Set task:
Retype only what runs from the first line of the listing to the line holding "1, 1.2, 1.4];", both included. Do not retype the pictures.
::: Data excerpt
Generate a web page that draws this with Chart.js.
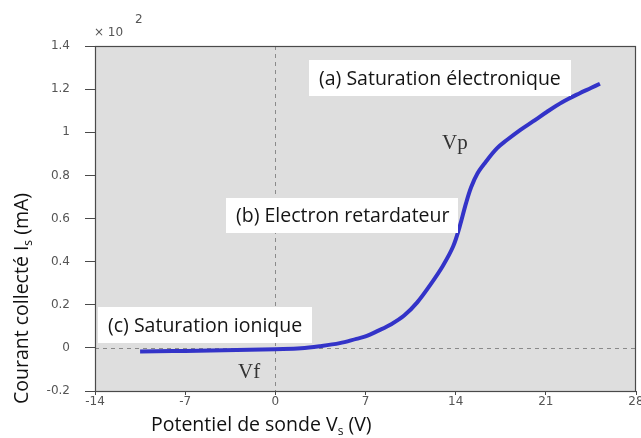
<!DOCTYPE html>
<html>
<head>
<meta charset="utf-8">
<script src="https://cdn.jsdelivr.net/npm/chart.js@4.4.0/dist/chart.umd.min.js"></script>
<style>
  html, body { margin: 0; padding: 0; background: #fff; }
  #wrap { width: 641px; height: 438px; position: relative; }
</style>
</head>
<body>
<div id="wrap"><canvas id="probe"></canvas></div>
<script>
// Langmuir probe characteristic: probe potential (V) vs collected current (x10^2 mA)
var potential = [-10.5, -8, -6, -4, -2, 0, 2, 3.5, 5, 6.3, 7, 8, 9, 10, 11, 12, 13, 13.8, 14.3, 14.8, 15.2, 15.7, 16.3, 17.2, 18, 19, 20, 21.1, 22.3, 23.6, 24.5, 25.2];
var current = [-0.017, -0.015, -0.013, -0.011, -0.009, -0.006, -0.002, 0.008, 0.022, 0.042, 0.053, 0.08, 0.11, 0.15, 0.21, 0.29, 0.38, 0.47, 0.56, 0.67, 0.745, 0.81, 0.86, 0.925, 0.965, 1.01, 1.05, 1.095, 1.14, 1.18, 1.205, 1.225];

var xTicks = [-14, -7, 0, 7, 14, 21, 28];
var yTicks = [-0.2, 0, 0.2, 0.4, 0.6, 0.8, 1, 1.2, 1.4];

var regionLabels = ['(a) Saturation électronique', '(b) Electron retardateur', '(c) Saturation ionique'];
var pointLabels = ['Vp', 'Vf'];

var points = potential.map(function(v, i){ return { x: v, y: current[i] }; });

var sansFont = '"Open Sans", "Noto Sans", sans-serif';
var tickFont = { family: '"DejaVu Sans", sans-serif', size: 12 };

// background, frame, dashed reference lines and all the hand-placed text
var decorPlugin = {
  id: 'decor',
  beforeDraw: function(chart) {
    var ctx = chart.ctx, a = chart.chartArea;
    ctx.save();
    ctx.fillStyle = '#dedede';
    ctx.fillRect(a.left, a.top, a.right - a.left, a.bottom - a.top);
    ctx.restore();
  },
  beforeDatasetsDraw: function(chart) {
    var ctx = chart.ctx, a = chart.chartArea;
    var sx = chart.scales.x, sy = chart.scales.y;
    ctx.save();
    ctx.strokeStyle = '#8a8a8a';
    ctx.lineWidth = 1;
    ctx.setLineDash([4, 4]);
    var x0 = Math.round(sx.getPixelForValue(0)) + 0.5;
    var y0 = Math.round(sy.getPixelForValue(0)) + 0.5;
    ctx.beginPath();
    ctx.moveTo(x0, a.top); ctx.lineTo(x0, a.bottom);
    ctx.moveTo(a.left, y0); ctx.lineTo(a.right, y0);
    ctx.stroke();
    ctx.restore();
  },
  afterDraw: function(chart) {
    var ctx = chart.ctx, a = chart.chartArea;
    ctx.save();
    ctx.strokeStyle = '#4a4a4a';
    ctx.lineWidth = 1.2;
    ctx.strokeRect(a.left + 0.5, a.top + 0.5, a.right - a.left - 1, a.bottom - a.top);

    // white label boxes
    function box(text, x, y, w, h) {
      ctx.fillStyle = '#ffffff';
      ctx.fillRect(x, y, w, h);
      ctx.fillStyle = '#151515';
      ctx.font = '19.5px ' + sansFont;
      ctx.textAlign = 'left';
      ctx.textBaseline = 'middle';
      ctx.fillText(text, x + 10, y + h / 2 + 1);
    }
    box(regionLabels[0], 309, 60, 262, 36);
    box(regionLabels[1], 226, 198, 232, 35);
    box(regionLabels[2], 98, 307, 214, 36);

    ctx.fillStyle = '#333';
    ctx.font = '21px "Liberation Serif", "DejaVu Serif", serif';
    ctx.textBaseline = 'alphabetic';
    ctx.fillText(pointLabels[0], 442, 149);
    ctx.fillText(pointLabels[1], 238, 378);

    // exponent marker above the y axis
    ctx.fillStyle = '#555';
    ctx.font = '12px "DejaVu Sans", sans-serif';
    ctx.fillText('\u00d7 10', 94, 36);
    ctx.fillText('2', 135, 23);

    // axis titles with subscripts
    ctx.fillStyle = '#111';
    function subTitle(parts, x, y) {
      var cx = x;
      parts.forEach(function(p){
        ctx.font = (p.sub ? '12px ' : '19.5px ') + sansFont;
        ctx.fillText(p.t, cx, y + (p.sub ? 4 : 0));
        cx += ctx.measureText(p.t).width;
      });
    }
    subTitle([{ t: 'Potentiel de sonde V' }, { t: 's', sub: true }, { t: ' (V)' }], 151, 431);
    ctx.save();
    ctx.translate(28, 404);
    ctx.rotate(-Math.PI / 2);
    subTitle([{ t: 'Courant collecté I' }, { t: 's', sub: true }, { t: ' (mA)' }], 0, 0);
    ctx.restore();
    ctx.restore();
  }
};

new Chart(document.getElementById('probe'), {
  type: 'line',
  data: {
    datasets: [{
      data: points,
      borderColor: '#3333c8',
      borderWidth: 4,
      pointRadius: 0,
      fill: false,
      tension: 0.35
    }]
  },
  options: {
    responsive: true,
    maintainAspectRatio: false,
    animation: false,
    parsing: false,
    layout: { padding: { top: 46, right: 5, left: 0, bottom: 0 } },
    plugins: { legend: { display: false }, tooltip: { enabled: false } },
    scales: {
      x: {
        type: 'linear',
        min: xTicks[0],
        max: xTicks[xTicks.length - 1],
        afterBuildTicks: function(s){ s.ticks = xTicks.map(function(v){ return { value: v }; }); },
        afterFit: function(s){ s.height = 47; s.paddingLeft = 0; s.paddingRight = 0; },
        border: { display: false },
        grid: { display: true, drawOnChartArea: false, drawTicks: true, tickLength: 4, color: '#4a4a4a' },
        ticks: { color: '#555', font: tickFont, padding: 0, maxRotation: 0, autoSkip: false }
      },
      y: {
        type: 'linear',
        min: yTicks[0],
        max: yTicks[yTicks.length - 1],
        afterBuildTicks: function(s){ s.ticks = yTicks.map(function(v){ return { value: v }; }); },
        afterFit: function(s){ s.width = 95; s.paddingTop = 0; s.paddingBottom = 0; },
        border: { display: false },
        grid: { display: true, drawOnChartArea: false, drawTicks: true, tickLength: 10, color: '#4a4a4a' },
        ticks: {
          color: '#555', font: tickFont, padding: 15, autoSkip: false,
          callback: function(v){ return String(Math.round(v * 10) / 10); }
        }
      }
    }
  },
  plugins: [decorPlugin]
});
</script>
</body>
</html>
::::::
Solution below:
Generate a web page that draws this with Chart.js.
<!DOCTYPE html>
<html>
<head>
<meta charset="utf-8">
<script src="https://cdn.jsdelivr.net/npm/chart.js@4.4.0/dist/chart.umd.min.js"></script>
<style>
  html, body { margin: 0; padding: 0; background: #fff; }
  #wrap { width: 641px; height: 438px; position: relative; }
</style>
</head>
<body>
<div id="wrap"><canvas id="probe"></canvas></div>
<script>
// Langmuir probe characteristic: probe potential (V) vs collected current (x10^2 mA)
var potential = [-10.5, -8, -6, -4, -2, 0, 2, 3.5, 5, 6.3, 7, 8, 9, 10, 11, 12, 13, 13.8, 14.3, 14.8, 15.2, 15.7, 16.3, 17.2, 18, 19, 20, 21.1, 22.3, 23.6, 24.5, 25.2];
var current = [-0.017, -0.015, -0.013, -0.011, -0.009, -0.006, -0.002, 0.008, 0.022, 0.042, 0.053, 0.08, 0.11, 0.15, 0.21, 0.29, 0.38, 0.47, 0.56, 0.67, 0.745, 0.81, 0.86, 0.925, 0.965, 1.01, 1.05, 1.095, 1.14, 1.18, 1.205, 1.225];

var xTicks = [-14, -7, 0, 7, 14, 21, 28];
var yTicks = [-0.2, 0, 0.2, 0.4, 0.6, 0.8, 1, 1.2, 1.4];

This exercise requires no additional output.